Perhaps we do need a “free for all sandbox” to accomodate free discussion on the weekends.
Free from topic steering of debate.
I am a capitalist. I believe that if I make my moonshine then I can sell it to a ready, willing, and able buyer, so long as the buyer is not a Baptist, under 21, or a RepubliCon in sheeps clothing.
idealist707,
NC is back, thanks.
David,
In Michigan the actual product and distribution is privatized…… The board is mostly..political payback or graft if you will…..
“Those that believe that private free profit firms, large or small, will produce social welfare and public guidance, may join Obama in his delusions of self-restraint being effective in corporations.”
idealist 707
Jamie Dimon believes Obama. … Jamie Dimon is rich influential and VERY successful. I watched him testify to congress on C-Span. Our Senate and House treated him like the Dalai Lama, How can Dimon possibly be wrong? How can all the fawning over him by congress possibly be wrong.

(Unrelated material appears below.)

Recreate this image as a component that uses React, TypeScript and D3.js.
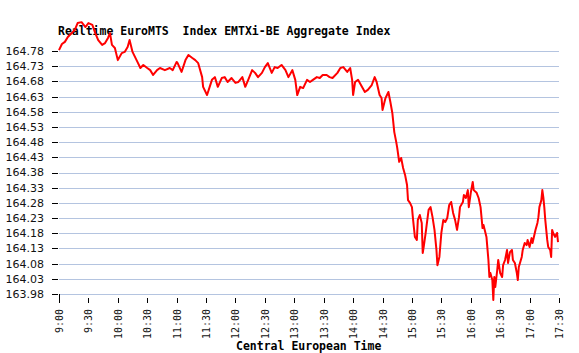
import { useMemo } from 'react';
import * as d3 from 'd3';

const title = 'Realtime EuroMTS  Index EMTXi-BE Aggregate Index';
const xTitle = 'Central European Time';

const xTickLabels = [
  '9:00', '9:30', '10:00', '10:30', '11:00', '11:30', '12:00', '12:30', '13:00',
  '13:30', '14:00', '14:30', '15:00', '15:30', '16:00', '16:30', '17:00', '17:30',
];

const yTicks = [
  163.98, 164.03, 164.08, 164.13, 164.18, 164.23, 164.28, 164.33, 164.38,
  164.43, 164.48, 164.53, 164.58, 164.63, 164.68, 164.73, 164.78,
];

const times = [
  '9:00', '9:03', '9:06', '9:09', '9:13', '9:16', '9:19', '9:23', '9:27', '9:30',
  '9:34', '9:37', '9:40', '9:44', '9:47', '9:50', '9:52', '9:54', '9:57', '10:00',
  '10:04', '10:07', '10:10', '10:12', '10:15', '10:20', '10:23', '10:26', '10:30', '10:33',
  '10:36', '10:40', '10:43', '10:48', '10:53', '10:56', '11:00', '11:01', '11:05', '11:09',
  '11:12', '11:16', '11:19', '11:22', '11:26', '11:27', '11:31', '11:32', '11:36', '11:39',
  '11:42', '11:46', '11:49', '11:52', '11:56', '12:00', '12:03', '12:07', '12:10', '12:13',
  '12:17', '12:20', '12:23', '12:27', '12:30', '12:33', '12:37', '12:40', '12:43', '12:47',
  '12:51', '12:54', '12:58', '13:01', '13:03', '13:06', '13:09', '13:13', '13:16', '13:19',
  '13:23', '13:26', '13:29', '13:33', '13:36', '13:39', '13:44', '13:47', '13:50', '13:54',
  '13:57', '13:59', '14:00', '14:02', '14:05', '14:09', '14:12', '14:15', '14:19', '14:22',
  '14:24', '14:27', '14:29', '14:30', '14:33', '14:36', '14:38', '14:40', '14:42', '14:44',
  '14:45', '14:47', '14:49', '14:51', '14:53', '14:55', '14:56', '14:58', '15:00', '15:01',
  '15:03', '15:05', '15:06', '15:08', '15:10', '15:11', '15:12', '15:14', '15:15', '15:17',
  '15:19', '15:21', '15:23', '15:25', '15:26', '15:28', '15:30', '15:32', '15:34', '15:36',
  '15:38', '15:40', '15:42', '15:44', '15:46', '15:48', '15:49', '15:52', '15:53', '15:55',
  '15:57', '15:58', '16:00', '16:02', '16:03', '16:06', '16:08', '16:10', '16:12', '16:13',
  '16:16', '16:18', '16:19', '16:20', '16:22', '16:23', '16:24', '16:25', '16:27', '16:28',
  '16:30', '16:32', '16:33', '16:35', '16:37', '16:38', '16:40', '16:42', '16:43', '16:45',
  '16:47', '16:48', '16:49', '16:52', '16:53', '16:55', '16:57', '16:58', '17:00', '17:02',
  '17:03', '17:06', '17:08', '17:09', '17:10', '17:12', '17:13', '17:14', '17:15', '17:16',
  '17:18', '17:19', '17:21', '17:22', '17:23', '17:24', '17:26', '17:28', '17:29',
];

const values = [
  164.783, 164.803, 164.810, 164.826, 164.839, 164.849, 164.872, 164.875, 164.859, 164.872,
  164.866, 164.839, 164.816, 164.800, 164.806, 164.823, 164.839, 164.800, 164.790, 164.750,
  164.773, 164.777, 164.793, 164.816, 164.777, 164.744, 164.724, 164.734, 164.724, 164.717,
  164.701, 164.717, 164.724, 164.717, 164.724, 164.717, 164.744, 164.740, 164.711, 164.750,
  164.767, 164.757, 164.750, 164.740, 164.694, 164.662, 164.635, 164.645, 164.685, 164.694,
  164.662, 164.691, 164.694, 164.678, 164.691, 164.675, 164.678, 164.694, 164.662, 164.685,
  164.717, 164.708, 164.694, 164.708, 164.727, 164.740, 164.708, 164.727, 164.724, 164.734,
  164.717, 164.694, 164.717, 164.685, 164.635, 164.662, 164.658, 164.685, 164.678, 164.685,
  164.694, 164.691, 164.701, 164.701, 164.694, 164.691, 164.708, 164.724, 164.727, 164.711,
  164.724, 164.685, 164.635, 164.678, 164.685, 164.662, 164.645, 164.652, 164.668, 164.694,
  164.678, 164.635, 164.625, 164.586, 164.625, 164.645, 164.612, 164.576, 164.513, 164.480,
  164.461, 164.415, 164.428, 164.395, 164.372, 164.339, 164.289, 164.280, 164.266, 164.230,
  164.168, 164.158, 164.224, 164.240, 164.214, 164.115, 164.135, 164.181, 164.207, 164.257,
  164.266, 164.233, 164.191, 164.125, 164.075, 164.102, 164.181, 164.224, 164.217, 164.230,
  164.273, 164.283, 164.247, 164.224, 164.191, 164.233, 164.266, 164.283, 164.306, 164.296,
  164.322, 164.266, 164.313, 164.349, 164.322, 164.313, 164.296, 164.266, 164.197, 164.207,
  164.168, 164.092, 164.036, 164.049, 164.026, 163.960, 164.036, 164.003, 164.059, 164.092,
  164.049, 164.036, 164.075, 164.092, 164.125, 164.082, 164.118, 164.125, 164.092, 164.082,
  164.049, 164.026, 164.069, 164.102, 164.125, 164.148, 164.141, 164.158, 164.135, 164.164,
  164.148, 164.191, 164.214, 164.233, 164.266, 164.289, 164.322, 164.299, 164.266, 164.224,
  164.158, 164.135, 164.125, 164.102, 164.191, 164.181, 164.168, 164.181, 164.151,
];

const WIDTH = 579;
const HEIGHT = 353;
const mono = '"DejaVu Sans Mono", "Liberation Mono", monospace';

// minutes since midnight from "H:MM"
const toMin = (s: string) => {
  const [h, m] = s.split(':').map(Number);
  return h * 60 + m;
};

export default function App() {
  const margin = { left: 59, right: 20, top: 51, bottom: 59 };
  const x = d3.scaleLinear()
    .domain([toMin(xTickLabels[0]), toMin(xTickLabels[xTickLabels.length - 1])])
    .range([margin.left, WIDTH - margin.right]);
  const y = d3.scaleLinear()
    .domain([yTicks[0], yTicks[yTicks.length - 1]])
    .range([HEIGHT - margin.bottom, margin.top]);

  const path = useMemo(() => {
    const line = d3.line<number>()
      .x((_, i) => x(toMin(times[i])))
      .y((d) => y(d));
    return line(values) ?? '';
  }, []);

  const y0 = y(yTicks[0]);

  return (
    <svg width={WIDTH} height={HEIGHT} style={{ position: 'absolute', left: 0, top: 0, background: '#fff' }}>
      {/* grid + y ticks */}
      {yTicks.map((t) => (
        <g key={t}>
          <line x1={x.range()[0]} x2={x.range()[1]} y1={Math.round(y(t)) + 0.5} y2={Math.round(y(t)) + 0.5} stroke="#b4c4e0" />
          <line x1={52} x2={58} y1={Math.round(y(t)) + 0.5} y2={Math.round(y(t)) + 0.5} stroke="#000" />
          <text x={44} y={y(t)} dy="0.36em" textAnchor="end" fontFamily='"DejaVu Sans", Verdana, sans-serif' fontSize={11} fill="#111">
            {t.toFixed(2)}
          </text>
        </g>
      ))}
      {/* x ticks */}
      {xTickLabels.map((lab, i) => {
        const px = Math.round(x(toMin(lab))) + 0.5;
        return (
          <g key={lab}>
            <line x1={px} x2={px} y1={i === 0 ? Math.round(y0) : y0 + 4} y2={y0 + 9} stroke="#000" />
            <text transform={`translate(${px + 3.5},${y0 + 15}) rotate(-90)`} textAnchor="end" fontFamily={mono} fontSize={10} fill="#111">
              {lab}
            </text>
          </g>
        );
      })}
      <text x={58} y={35} fontFamily={mono} fontWeight="bold" fontSize={11.5} fill="#000" style={{ whiteSpace: 'pre' }}>{title}</text>
      <text x={236} y={350} fontFamily={mono} fontWeight="bold" fontSize={11.5} fill="#000">{xTitle}</text>
      {/* the price line sits on top of the title, as in the source */}
      <path d={path} fill="none" stroke="#f00" strokeWidth={2} strokeLinejoin="round" />
    </svg>
  );
}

The rich powerful Titans of industry and finance do care about us. I know, I saw our elected representatives agree with Dimon.
Now if you will excuse me, I have to go put my head back up my….errr ehh..

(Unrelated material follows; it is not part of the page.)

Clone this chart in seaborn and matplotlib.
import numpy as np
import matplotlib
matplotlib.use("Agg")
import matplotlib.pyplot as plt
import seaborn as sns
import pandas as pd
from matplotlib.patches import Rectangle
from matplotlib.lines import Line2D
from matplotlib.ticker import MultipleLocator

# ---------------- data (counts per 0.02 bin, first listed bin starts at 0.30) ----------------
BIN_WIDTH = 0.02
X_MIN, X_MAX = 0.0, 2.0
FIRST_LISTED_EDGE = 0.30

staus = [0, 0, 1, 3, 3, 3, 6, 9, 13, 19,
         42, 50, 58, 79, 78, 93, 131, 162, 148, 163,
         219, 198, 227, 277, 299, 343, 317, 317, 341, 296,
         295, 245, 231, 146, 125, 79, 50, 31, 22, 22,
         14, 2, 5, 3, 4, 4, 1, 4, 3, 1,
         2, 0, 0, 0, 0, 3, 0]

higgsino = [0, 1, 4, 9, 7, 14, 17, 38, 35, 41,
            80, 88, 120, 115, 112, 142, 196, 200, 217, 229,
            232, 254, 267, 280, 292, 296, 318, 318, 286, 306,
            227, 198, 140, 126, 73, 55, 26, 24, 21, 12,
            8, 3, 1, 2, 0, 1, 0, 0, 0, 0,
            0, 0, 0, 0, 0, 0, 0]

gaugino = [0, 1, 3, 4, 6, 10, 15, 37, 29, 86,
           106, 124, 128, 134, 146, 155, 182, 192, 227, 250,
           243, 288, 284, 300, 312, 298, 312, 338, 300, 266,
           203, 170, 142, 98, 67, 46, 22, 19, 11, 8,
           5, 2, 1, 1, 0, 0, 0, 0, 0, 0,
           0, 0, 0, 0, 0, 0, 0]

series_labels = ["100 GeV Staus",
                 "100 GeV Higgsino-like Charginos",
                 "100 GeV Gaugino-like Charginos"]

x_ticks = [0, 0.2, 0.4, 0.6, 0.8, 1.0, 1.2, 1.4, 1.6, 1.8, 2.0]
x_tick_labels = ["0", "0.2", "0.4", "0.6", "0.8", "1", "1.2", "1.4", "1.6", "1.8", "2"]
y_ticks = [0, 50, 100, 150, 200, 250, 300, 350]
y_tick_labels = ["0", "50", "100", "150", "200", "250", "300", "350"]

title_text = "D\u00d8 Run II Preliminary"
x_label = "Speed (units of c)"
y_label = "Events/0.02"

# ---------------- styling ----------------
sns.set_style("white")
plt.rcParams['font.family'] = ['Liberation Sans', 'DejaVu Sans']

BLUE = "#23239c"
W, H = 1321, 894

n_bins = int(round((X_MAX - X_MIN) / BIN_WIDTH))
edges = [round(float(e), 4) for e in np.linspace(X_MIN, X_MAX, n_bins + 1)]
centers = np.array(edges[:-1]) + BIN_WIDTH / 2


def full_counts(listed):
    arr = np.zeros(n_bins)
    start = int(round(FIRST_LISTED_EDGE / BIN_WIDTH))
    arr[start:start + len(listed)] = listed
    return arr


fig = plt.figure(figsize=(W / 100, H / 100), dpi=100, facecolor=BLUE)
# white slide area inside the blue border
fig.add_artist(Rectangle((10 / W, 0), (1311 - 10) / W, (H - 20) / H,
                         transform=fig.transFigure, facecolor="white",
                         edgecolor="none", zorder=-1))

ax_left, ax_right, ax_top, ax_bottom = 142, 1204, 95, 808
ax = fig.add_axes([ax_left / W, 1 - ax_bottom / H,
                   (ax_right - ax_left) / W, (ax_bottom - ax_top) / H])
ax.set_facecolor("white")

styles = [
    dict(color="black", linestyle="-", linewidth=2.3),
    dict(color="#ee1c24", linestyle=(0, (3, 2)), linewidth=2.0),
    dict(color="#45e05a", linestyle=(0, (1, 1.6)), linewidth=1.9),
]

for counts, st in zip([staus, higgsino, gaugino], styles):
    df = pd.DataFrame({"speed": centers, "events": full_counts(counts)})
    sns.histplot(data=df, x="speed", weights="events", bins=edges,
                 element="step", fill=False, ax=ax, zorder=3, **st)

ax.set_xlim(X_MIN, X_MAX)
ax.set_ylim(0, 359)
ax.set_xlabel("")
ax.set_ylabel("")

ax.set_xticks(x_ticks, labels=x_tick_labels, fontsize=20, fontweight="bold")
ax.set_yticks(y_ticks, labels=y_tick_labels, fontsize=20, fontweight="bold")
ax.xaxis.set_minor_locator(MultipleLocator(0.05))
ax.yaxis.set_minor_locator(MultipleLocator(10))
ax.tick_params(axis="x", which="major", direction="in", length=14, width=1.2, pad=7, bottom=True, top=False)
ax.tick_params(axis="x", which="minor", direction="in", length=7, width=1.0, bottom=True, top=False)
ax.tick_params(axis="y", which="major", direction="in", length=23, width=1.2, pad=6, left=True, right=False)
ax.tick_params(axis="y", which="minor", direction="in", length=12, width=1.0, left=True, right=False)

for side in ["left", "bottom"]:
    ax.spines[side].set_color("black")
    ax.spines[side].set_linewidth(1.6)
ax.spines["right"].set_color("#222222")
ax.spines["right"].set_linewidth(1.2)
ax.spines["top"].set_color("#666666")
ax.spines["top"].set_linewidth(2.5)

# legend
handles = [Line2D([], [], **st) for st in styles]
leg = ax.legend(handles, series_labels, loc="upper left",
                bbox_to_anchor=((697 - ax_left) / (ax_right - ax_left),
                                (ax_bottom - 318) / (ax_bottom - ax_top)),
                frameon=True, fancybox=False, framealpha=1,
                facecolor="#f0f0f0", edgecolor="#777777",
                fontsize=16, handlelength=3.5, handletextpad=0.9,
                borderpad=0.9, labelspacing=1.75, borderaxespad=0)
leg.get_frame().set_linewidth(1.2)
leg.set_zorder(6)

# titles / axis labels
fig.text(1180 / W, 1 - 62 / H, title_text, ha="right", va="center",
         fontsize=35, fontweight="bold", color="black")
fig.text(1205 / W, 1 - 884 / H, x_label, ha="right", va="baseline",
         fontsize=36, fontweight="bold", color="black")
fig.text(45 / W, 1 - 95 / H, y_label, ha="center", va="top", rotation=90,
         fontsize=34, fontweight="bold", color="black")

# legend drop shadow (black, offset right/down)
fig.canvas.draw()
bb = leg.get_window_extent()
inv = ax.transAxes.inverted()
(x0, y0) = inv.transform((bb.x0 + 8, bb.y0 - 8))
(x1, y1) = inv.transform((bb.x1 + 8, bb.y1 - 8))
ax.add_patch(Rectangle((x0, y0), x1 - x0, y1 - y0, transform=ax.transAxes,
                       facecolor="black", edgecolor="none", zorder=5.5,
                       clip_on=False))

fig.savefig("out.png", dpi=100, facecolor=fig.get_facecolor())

back into that hole in the ground the Republicans and Democrats dug for me. And may I say their cooperation in digging this particular hole, is a wondrous example of a united bipartisan political effort.
Believing that no political unit in the USA is interested in the Swedish system of state controlled alcohol retail, I will abstain.
Those that believe that private free profit firms, large or small, will produce social welfare and public guidance, may join Obama in his delusions of self-restraint being effective in corporations.
Lastly, apparently NC has left the ranks of state control, and has sold its “brand” ABC for private use.